September 11, 2011
The Rams and the Eagles have played 38 times, with the Rams holding a 19-18-1 lead. They’ve met 3 times in the postseason. We’ve already written about the last two games…an NFC championship game loss in 2001 and a wild card playoff loss in 1989. Today we’ll take you back a bit further, to 1949. The Eagles were looking to become the first Philly pro sports team to repeat since the 1929-30 A’s. The following comes from an excellent 2002 story by Frank Fitzpatrick in the Inky.
Sunday Dec. 18, 1949, was a gloomy day in Los Angeles. A relentless rain – 1.05 inches by 4 p.m. – drenched the city. Much of it appeared to have accumulated on the Coliseum’s playing field and in its vast grandstands.
Thirty minutes before the NFL’s 17th championship game, a cluster of Eagles, still groggy from the long train journey west, gathered in a tunnel to scan the conditions.
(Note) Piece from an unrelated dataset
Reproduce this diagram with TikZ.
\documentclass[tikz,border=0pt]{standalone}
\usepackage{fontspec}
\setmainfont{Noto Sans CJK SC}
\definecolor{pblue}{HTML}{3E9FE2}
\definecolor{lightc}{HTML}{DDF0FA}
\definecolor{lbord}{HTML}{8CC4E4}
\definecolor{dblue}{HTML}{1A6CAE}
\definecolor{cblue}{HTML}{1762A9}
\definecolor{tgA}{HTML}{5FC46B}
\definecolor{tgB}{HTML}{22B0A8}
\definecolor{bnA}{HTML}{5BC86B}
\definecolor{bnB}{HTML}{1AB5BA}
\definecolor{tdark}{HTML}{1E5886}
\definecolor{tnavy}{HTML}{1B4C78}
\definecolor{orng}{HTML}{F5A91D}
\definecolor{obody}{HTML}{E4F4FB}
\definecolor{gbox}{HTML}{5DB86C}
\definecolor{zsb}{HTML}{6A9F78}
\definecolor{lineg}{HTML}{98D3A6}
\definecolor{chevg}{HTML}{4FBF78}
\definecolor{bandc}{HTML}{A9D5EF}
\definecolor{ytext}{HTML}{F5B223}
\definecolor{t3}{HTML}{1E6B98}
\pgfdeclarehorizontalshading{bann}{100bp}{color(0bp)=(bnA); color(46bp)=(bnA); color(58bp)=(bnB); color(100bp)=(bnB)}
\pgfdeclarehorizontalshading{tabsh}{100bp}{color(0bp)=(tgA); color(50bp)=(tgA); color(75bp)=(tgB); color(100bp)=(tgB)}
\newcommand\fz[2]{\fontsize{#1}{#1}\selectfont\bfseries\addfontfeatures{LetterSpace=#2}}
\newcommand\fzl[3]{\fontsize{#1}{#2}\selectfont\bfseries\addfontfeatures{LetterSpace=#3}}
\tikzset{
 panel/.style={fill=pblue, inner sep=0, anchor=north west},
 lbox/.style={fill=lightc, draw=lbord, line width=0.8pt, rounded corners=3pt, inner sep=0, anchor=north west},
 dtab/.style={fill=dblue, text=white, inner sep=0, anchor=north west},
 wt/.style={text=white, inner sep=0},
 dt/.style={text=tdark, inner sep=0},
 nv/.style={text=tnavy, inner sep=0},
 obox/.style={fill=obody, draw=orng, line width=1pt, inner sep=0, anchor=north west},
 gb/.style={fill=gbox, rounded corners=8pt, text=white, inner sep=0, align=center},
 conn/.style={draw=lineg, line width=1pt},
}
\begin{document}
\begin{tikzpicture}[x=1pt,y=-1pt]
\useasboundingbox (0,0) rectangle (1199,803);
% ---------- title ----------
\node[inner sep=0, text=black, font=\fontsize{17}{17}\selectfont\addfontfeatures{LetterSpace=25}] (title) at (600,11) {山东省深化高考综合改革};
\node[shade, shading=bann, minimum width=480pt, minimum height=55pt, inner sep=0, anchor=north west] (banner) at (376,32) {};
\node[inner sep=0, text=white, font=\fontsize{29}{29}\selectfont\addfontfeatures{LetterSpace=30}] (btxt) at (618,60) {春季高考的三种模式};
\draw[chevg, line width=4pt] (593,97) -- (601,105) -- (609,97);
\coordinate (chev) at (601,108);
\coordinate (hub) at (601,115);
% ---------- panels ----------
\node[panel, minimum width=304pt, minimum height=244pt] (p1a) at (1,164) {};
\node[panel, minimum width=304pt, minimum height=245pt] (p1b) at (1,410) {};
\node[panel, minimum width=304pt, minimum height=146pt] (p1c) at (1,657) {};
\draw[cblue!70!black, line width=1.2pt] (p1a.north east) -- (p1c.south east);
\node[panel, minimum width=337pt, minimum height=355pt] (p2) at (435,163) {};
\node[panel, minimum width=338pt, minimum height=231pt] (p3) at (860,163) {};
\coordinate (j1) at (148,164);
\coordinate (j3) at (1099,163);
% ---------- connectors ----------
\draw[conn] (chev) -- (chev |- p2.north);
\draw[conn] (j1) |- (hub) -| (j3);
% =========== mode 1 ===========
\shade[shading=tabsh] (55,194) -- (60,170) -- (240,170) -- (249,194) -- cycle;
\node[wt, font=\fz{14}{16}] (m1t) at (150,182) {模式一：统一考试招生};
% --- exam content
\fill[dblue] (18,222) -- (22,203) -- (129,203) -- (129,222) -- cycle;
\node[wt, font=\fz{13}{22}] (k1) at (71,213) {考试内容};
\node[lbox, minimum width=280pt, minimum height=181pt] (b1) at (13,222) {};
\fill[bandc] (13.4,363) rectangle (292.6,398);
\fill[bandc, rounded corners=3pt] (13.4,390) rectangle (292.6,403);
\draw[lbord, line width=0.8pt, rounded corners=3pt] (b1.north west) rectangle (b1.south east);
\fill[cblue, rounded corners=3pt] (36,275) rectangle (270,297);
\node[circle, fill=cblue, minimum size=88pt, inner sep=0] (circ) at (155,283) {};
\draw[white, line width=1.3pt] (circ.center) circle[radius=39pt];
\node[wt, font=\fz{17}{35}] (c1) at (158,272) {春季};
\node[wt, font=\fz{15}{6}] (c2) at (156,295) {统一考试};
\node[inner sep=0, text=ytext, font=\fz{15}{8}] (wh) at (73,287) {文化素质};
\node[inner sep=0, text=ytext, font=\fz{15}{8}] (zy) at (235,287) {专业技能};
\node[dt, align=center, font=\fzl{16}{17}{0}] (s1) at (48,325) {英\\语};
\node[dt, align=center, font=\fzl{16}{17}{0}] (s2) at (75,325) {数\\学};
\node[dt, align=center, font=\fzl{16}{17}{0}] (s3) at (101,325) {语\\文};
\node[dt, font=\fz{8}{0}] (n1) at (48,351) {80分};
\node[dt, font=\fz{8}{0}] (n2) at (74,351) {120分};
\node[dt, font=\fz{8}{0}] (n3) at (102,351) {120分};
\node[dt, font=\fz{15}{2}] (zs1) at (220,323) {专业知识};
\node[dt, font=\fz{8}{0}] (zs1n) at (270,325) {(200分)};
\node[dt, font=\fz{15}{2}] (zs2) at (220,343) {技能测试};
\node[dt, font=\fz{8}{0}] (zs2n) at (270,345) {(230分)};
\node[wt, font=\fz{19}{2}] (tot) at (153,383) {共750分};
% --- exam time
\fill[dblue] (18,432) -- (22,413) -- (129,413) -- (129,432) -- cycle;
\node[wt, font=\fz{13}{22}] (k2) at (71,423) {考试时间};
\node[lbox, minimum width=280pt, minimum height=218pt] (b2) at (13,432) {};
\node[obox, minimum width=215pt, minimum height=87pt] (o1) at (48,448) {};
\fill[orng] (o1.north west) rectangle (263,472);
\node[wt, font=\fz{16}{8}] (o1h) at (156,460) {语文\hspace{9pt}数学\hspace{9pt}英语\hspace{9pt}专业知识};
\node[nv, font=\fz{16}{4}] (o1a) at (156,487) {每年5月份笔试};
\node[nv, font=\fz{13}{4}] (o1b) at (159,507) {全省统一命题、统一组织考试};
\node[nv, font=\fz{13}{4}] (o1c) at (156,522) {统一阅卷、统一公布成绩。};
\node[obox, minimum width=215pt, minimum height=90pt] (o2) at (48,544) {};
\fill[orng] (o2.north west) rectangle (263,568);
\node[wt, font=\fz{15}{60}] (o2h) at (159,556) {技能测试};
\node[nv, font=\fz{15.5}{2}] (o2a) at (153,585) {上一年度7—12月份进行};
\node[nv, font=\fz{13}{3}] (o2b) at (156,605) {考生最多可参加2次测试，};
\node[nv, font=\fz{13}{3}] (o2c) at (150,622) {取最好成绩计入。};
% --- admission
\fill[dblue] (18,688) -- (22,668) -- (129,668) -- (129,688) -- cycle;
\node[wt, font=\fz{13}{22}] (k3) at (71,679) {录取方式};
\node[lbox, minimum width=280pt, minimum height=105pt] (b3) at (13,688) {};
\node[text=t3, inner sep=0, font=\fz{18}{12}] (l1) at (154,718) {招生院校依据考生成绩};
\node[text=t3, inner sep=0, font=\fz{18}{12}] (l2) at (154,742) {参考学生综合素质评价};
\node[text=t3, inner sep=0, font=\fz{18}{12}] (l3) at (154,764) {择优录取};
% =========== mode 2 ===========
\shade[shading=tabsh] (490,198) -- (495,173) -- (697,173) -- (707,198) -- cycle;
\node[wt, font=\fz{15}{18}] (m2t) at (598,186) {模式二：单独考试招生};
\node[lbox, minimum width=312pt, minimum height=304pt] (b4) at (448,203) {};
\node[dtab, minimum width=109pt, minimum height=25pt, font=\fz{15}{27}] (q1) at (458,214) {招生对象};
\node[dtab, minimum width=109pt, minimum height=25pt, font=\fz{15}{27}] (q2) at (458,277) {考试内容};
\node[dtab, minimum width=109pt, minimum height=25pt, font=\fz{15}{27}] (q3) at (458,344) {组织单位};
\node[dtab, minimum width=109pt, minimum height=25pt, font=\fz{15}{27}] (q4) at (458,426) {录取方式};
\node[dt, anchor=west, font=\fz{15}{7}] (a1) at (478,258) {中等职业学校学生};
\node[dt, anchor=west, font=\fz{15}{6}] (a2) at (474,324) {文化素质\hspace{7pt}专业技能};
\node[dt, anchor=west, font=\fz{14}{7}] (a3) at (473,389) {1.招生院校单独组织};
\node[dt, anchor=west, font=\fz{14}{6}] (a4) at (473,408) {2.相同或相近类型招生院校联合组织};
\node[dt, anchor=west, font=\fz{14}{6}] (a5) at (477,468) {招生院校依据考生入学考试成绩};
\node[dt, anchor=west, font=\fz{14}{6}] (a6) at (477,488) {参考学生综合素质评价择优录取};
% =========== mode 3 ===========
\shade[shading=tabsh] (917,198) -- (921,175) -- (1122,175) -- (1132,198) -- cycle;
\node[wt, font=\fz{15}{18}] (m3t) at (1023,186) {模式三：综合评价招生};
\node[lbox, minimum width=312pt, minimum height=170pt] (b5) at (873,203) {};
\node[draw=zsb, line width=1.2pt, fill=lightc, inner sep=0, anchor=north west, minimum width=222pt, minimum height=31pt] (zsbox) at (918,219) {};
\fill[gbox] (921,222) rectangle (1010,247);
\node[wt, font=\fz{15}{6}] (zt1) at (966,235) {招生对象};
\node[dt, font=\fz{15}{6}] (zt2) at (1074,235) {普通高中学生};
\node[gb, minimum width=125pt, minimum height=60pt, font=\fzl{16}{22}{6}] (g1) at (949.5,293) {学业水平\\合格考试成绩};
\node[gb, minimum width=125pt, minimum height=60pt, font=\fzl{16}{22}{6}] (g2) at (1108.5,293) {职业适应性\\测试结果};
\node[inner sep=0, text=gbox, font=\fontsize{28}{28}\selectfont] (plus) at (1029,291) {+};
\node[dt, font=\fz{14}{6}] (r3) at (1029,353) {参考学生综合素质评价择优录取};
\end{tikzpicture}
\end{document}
One of them decided to count the fans. It didn’t take long. There were 176.
This was depressing. The Eagles had been working toward this payday throughout their 11-1 regular season. Even though they were the defending league champions, most of Philadelphia’s players earned less than $10,000. They had hoped a large crowd in this 101,000-seat stadium, where the Rams averaged 51,555 a game in 1949, would net them an extra
three or four grand.
Now, win or lose, that lengthy train trip back to Philadelphia was going to be miserable. They probably wouldn’t earn enough to pay for four days’ worth of beer and steaks in the club car…Eventually, 22,245 fans emerged from the 17-year-old stadium’s tunnels to witness the first major professional championship contested in L.A. Coaches huddled beneath golf and beach umbrellas. The swamplike field made passing impossible. The run-oriented Eagles, with Steve Van Buren (above, left) gaining 196 yards, beat the pass-happy Rams, 14-0, in what one L.A. sportswriter termed “a rather sluggish exhibition of the pro brand of football.”
The year before, the Eagles had played a championship game in Shibe Park in a driving blizzard, knocking off the Chicago Cardinals, 7-0. They are still the last team to win back to back championships in shutouts.